Write out the data below in full, unchanged, minus the images.

++++

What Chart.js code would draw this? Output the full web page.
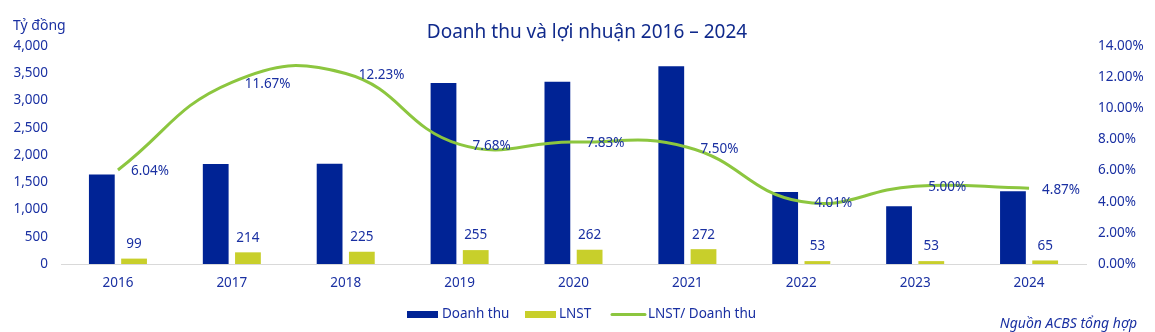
<!DOCTYPE html>
<html>
<head>
<meta charset="utf-8">
<script src="https://cdn.jsdelivr.net/npm/chart.js@4.4.1/dist/chart.umd.min.js"></script>
<style>
  html, body { margin: 0; padding: 0; background: #fff; }
  #wrap { width: 1155px; height: 332px; }
</style>
</head>
<body>
<div id="wrap"><canvas id="c" width="1155" height="332"></canvas></div>
<script>
// Data
const years    = ['2016', '2017', '2018', '2019', '2020', '2021', '2022', '2023', '2024'];
const revenue  = [1640, 1834, 1840, 3320, 3346, 3627, 1322, 1060, 1335];   // Doanh thu (tỷ đồng)
const profit   = [99, 214, 225, 255, 262, 272, 53, 53, 65];                // LNST
const margin   = [6.04, 11.67, 12.23, 7.68, 7.83, 7.50, 4.01, 5.00, 4.87]; // LNST / Doanh thu (%)

const TEXT = '#1a30a2';
const TITLE = '#102a8c';
const FONT = '"Noto Sans", sans-serif';
const C_REV = '#002395';
const C_PRO = '#c8cf2b';
const C_LINE = '#8cc63f';

// value labels + title, unit, legend, source
const decorations = {
  id: 'decorations',
  afterDatasetsDraw(chart) {
    const ctx = chart.ctx;
    ctx.save();
    ctx.fillStyle = TEXT;
    ctx.font = `13.5px ${FONT}`;

    // LNST labels above the bars
    const barMeta = chart.getDatasetMeta(2);
    ctx.textAlign = 'center';
    ctx.textBaseline = 'middle';
    barMeta.data.forEach((el, i) => {
      ctx.fillText(String(profit[i]), el.x, el.y - 14.5);
    });

    // margin labels to the right of the points
    const lineMeta = chart.getDatasetMeta(0);
    ctx.textAlign = 'left';
    lineMeta.data.forEach((p, i) => {
      ctx.fillText(margin[i].toFixed(2) + '%', p.x + 13, p.y + 1.5);
    });
    ctx.restore();
  },
  afterDraw(chart) {
    const ctx = chart.ctx;
    ctx.save();
    ctx.textBaseline = 'middle';

    // title
    ctx.fillStyle = TITLE;
    ctx.font = `19px ${FONT}`;
    ctx.textAlign = 'center';
    ctx.fillText('Doanh thu và lợi nhuận 2016 – 2024', 587, 33);

    // unit
    ctx.fillStyle = TEXT;
    ctx.font = `14px ${FONT}`;
    ctx.textAlign = 'left';
    ctx.fillText('Tỷ đồng', 13, 26);

    // legend
    ctx.font = `13.5px ${FONT}`;
    ctx.fillStyle = C_REV;
    ctx.fillRect(407, 311, 31, 7);
    ctx.fillStyle = C_PRO;
    ctx.fillRect(525, 311, 31, 7);
    ctx.strokeStyle = C_LINE;
    ctx.lineWidth = 3;
    ctx.lineCap = 'round';
    ctx.beginPath();
    ctx.moveTo(612, 314.5);
    ctx.lineTo(645, 314.5);
    ctx.stroke();
    ctx.fillStyle = TEXT;
    ctx.fillText('Doanh thu', 442, 314.5);
    ctx.fillText('LNST', 559, 314.5);
    ctx.fillText('LNST/ Doanh thu', 648, 314.5);

    // source
    ctx.font = `italic 14px ${FONT}`;
    ctx.textAlign = 'right';
    ctx.fillText('Nguồn ACBS tổng hợp', 1137, 324);
    ctx.restore();
  }
};

new Chart(document.getElementById('c'), {
  data: {
    labels: years,
    datasets: [
      {
        type: 'line',
        label: 'LNST/ Doanh thu',
        data: margin,
        yAxisID: 'y1',
        borderColor: C_LINE,
        borderWidth: 3,
        tension: 0.45,
        pointRadius: 0,
        fill: false,
        order: 0,
      },
      {
        type: 'bar',
        label: 'Doanh thu',
        data: revenue,
        yAxisID: 'y',
        backgroundColor: C_REV,
        categoryPercentage: 0.566,
        barPercentage: 0.8,
        order: 1,
      },
      {
        type: 'bar',
        label: 'LNST',
        data: profit,
        yAxisID: 'y',
        backgroundColor: C_PRO,
        categoryPercentage: 0.566,
        barPercentage: 0.8,
        order: 2,
      },
    ],
  },
  options: {
    responsive: false,
    animation: false,
    devicePixelRatio: 1,
    layout: { padding: { top: 46, left: 0, right: 0, bottom: 0 } },
    plugins: {
      legend: { display: false },
      title: { display: false },
      tooltip: { enabled: false },
    },
    scales: {
      x: {
        grid: { display: false, drawTicks: false },
        border: { display: true, color: '#d9d9d9', width: 1 },
        ticks: { color: TEXT, font: { family: FONT, size: 13.5 }, padding: 11 },
        afterFit(s) { s.height = 68; },
      },
      y: {
        position: 'left',
        min: 0,
        max: 4000,
        grid: { display: false, drawTicks: false },
        border: { display: false },
        ticks: {
          stepSize: 500,
          color: TEXT,
          font: { family: FONT, size: 13.5 },
          padding: 13,
          callback: v => v.toLocaleString('en-US'),
        },
        afterFit(s) { s.width = 61; },
      },
      y1: {
        position: 'right',
        min: 0,
        max: 14,
        grid: { display: false, drawTicks: false },
        border: { display: false },
        ticks: {
          stepSize: 2,
          color: TEXT,
          font: { family: FONT, size: 13.5 },
          padding: 12,
          callback: v => v.toFixed(2) + '%',
        },
        afterFit(s) { s.width = 69; },
      },
    },
  },
  plugins: [decorations],
});
</script>
</body>
</html>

++++

Solution to this problem:
What Chart.js code would draw this? Output the full web page.
<!DOCTYPE html>
<html>
<head>
<meta charset="utf-8">
<script src="https://cdn.jsdelivr.net/npm/chart.js@4.4.1/dist/chart.umd.min.js"></script>
<style>
  html, body { margin: 0; padding: 0; background: #fff; }
  #wrap { width: 1155px; height: 332px; }
</style>
</head>
<body>
<div id="wrap"><canvas id="c" width="1155" height="332"></canvas></div>
<script>
// Data
const years    = ['2016', '2017', '2018', '2019', '2020', '2021', '2022', '2023', '2024'];
const revenue  = [1640, 1834, 1840, 3320, 3346, 3627, 1322, 1060, 1335];   // Doanh thu (tỷ đồng)
const profit   = [99, 214, 225, 255, 262, 272, 53, 53, 65];                // LNST
const margin   = [6.04, 11.67, 12.23, 7.68, 7.83, 7.50, 4.01, 5.00, 4.87]; // LNST / Doanh thu (%)

const TEXT = '#1a30a2';
const TITLE = '#102a8c';
const FONT = '"Noto Sans", sans-serif';
const C_REV = '#002395';
const C_PRO = '#c8cf2b';
const C_LINE = '#8cc63f';

// value labels + title, unit, legend, source
const decorations = {
  id: 'decorations',
  afterDatasetsDraw(chart) {
    const ctx = chart.ctx;
    ctx.save();
    ctx.fillStyle = TEXT;
    ctx.font = `13.5px ${FONT}`;

    // LNST labels above the bars
    const barMeta = chart.getDatasetMeta(2);
    ctx.textAlign = 'center';
    ctx.textBaseline = 'middle';
    barMeta.data.forEach((el, i) => {
      ctx.fillText(String(profit[i]), el.x, el.y - 14.5);
    });

    // margin labels to the right of the points
    const lineMeta = chart.getDatasetMeta(0);
    ctx.textAlign = 'left';
    lineMeta.data.forEach((p, i) => {
      ctx.fillText(margin[i].toFixed(2) + '%', p.x + 13, p.y + 1.5);
    });
    ctx.restore();
  },
  afterDraw(chart) {
    const ctx = chart.ctx;
    ctx.save();
    ctx.textBaseline = 'middle';

    // title
    ctx.fillStyle = TITLE;
    ctx.font = `19px ${FONT}`;
    ctx.textAlign = 'center';
    ctx.fillText('Doanh thu và lợi nhuận 2016 – 2024', 587, 33);

    // unit
    ctx.fillStyle = TEXT;
    ctx.font = `14px ${FONT}`;
    ctx.textAlign = 'left';
    ctx.fillText('Tỷ đồng', 13, 26);

    // legend
    ctx.font = `13.5px ${FONT}`;
    ctx.fillStyle = C_REV;
    ctx.fillRect(407, 311, 31, 7);
    ctx.fillStyle = C_PRO;
    ctx.fillRect(525, 311, 31, 7);
    ctx.strokeStyle = C_LINE;
    ctx.lineWidth = 3;
    ctx.lineCap = 'round';
    ctx.beginPath();
    ctx.moveTo(612, 314.5);
    ctx.lineTo(645, 314.5);
    ctx.stroke();
    ctx.fillStyle = TEXT;
    ctx.fillText('Doanh thu', 442, 314.5);
    ctx.fillText('LNST', 559, 314.5);
    ctx.fillText('LNST/ Doanh thu', 648, 314.5);

    // source
    ctx.font = `italic 14px ${FONT}`;
    ctx.textAlign = 'right';
    ctx.fillText('Nguồn ACBS tổng hợp', 1137, 324);
    ctx.restore();
  }
};

new Chart(document.getElementById('c'), {
  data: {
    labels: years,
    datasets: [
      {
        type: 'line',
        label: 'LNST/ Doanh thu',
        data: margin,
        yAxisID: 'y1',
        borderColor: C_LINE,
        borderWidth: 3,
        tension: 0.45,
        pointRadius: 0,
        fill: false,
        order: 0,
      },
      {
        type: 'bar',
        label: 'Doanh thu',
        data: revenue,
        yAxisID: 'y',
        backgroundColor: C_REV,
        categoryPercentage: 0.566,
        barPercentage: 0.8,
        order: 1,
      },
      {
        type: 'bar',
        label: 'LNST',
        data: profit,
        yAxisID: 'y',
        backgroundColor: C_PRO,
        categoryPercentage: 0.566,
        barPercentage: 0.8,
        order: 2,
      },
    ],
  },
  options: {
    responsive: false,
    animation: false,
    devicePixelRatio: 1,
    layout: { padding: { top: 46, left: 0, right: 0, bottom: 0 } },
    plugins: {
      legend: { display: false },
      title: { display: false },
      tooltip: { enabled: false },
    },
    scales: {
      x: {
        grid: { display: false, drawTicks: false },
        border: { display: true, color: '#d9d9d9', width: 1 },
        ticks: { color: TEXT, font: { family: FONT, size: 13.5 }, padding: 11 },
        afterFit(s) { s.height = 68; },
      },
      y: {
        position: 'left',
        min: 0,
        max: 4000,
        grid: { display: false, drawTicks: false },
        border: { display: false },
        ticks: {
          stepSize: 500,
          color: TEXT,
          font: { family: FONT, size: 13.5 },
          padding: 13,
          callback: v => v.toLocaleString('en-US'),
        },
        afterFit(s) { s.width = 61; },
      },
      y1: {
        position: 'right',
        min: 0,
        max: 14,
        grid: { display: false, drawTicks: false },
        border: { display: false },
        ticks: {
          stepSize: 2,
          color: TEXT,
          font: { family: FONT, size: 13.5 },
          padding: 12,
          callback: v => v.toFixed(2) + '%',
        },
        afterFit(s) { s.width = 69; },
      },
    },
  },
  plugins: [decorations],
});
</script>
</body>
</html>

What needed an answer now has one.